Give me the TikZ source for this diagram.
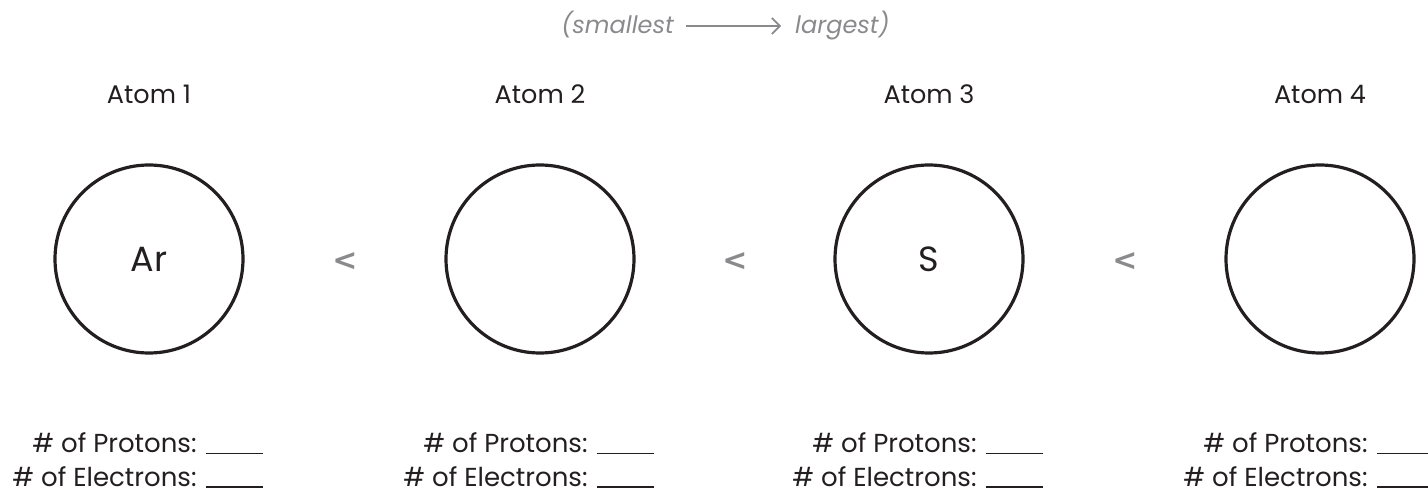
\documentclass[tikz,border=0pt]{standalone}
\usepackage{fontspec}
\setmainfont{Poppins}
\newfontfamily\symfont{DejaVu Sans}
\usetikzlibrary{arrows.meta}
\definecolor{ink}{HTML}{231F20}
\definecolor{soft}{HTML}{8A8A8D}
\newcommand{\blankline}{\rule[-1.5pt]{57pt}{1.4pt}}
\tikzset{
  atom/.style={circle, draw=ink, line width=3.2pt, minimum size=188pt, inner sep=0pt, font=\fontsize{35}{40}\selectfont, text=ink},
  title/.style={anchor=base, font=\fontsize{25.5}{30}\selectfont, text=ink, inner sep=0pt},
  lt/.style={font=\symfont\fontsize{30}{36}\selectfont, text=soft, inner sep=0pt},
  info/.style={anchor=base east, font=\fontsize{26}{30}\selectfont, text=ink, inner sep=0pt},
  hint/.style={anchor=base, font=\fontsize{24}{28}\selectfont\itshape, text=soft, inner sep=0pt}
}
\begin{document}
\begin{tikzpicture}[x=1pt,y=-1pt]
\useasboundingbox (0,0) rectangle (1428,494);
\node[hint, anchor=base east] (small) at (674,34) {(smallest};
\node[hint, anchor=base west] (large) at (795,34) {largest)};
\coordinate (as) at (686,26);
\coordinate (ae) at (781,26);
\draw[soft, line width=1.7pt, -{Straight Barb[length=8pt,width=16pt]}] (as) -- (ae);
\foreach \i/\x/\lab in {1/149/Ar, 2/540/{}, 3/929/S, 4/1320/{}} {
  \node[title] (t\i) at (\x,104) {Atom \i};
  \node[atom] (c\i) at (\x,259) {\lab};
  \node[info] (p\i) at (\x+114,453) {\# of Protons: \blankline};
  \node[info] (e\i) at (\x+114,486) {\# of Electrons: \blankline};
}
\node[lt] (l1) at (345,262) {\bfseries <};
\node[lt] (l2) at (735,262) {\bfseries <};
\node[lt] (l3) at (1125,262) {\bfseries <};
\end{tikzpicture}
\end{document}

#####

> _SET EXERCISE_:
Transcribe the whole listing exactly. Pictures are excluded.

> _COMPLETED EXERCISE_:
Give me the TikZ source for this diagram.
\documentclass[tikz,border=0pt]{standalone}
\usepackage{fontspec}
\setmainfont{Poppins}
\newfontfamily\symfont{DejaVu Sans}
\usetikzlibrary{arrows.meta}
\definecolor{ink}{HTML}{231F20}
\definecolor{soft}{HTML}{8A8A8D}
\newcommand{\blankline}{\rule[-1.5pt]{57pt}{1.4pt}}
\tikzset{
  atom/.style={circle, draw=ink, line width=3.2pt, minimum size=188pt, inner sep=0pt, font=\fontsize{35}{40}\selectfont, text=ink},
  title/.style={anchor=base, font=\fontsize{25.5}{30}\selectfont, text=ink, inner sep=0pt},
  lt/.style={font=\symfont\fontsize{30}{36}\selectfont, text=soft, inner sep=0pt},
  info/.style={anchor=base east, font=\fontsize{26}{30}\selectfont, text=ink, inner sep=0pt},
  hint/.style={anchor=base, font=\fontsize{24}{28}\selectfont\itshape, text=soft, inner sep=0pt}
}
\begin{document}
\begin{tikzpicture}[x=1pt,y=-1pt]
\useasboundingbox (0,0) rectangle (1428,494);
\node[hint, anchor=base east] (small) at (674,34) {(smallest};
\node[hint, anchor=base west] (large) at (795,34) {largest)};
\coordinate (as) at (686,26);
\coordinate (ae) at (781,26);
\draw[soft, line width=1.7pt, -{Straight Barb[length=8pt,width=16pt]}] (as) -- (ae);
\foreach \i/\x/\lab in {1/149/Ar, 2/540/{}, 3/929/S, 4/1320/{}} {
  \node[title] (t\i) at (\x,104) {Atom \i};
  \node[atom] (c\i) at (\x,259) {\lab};
  \node[info] (p\i) at (\x+114,453) {\# of Protons: \blankline};
  \node[info] (e\i) at (\x+114,486) {\# of Electrons: \blankline};
}
\node[lt] (l1) at (345,262) {\bfseries <};
\node[lt] (l2) at (735,262) {\bfseries <};
\node[lt] (l3) at (1125,262) {\bfseries <};
\end{tikzpicture}
\end{document}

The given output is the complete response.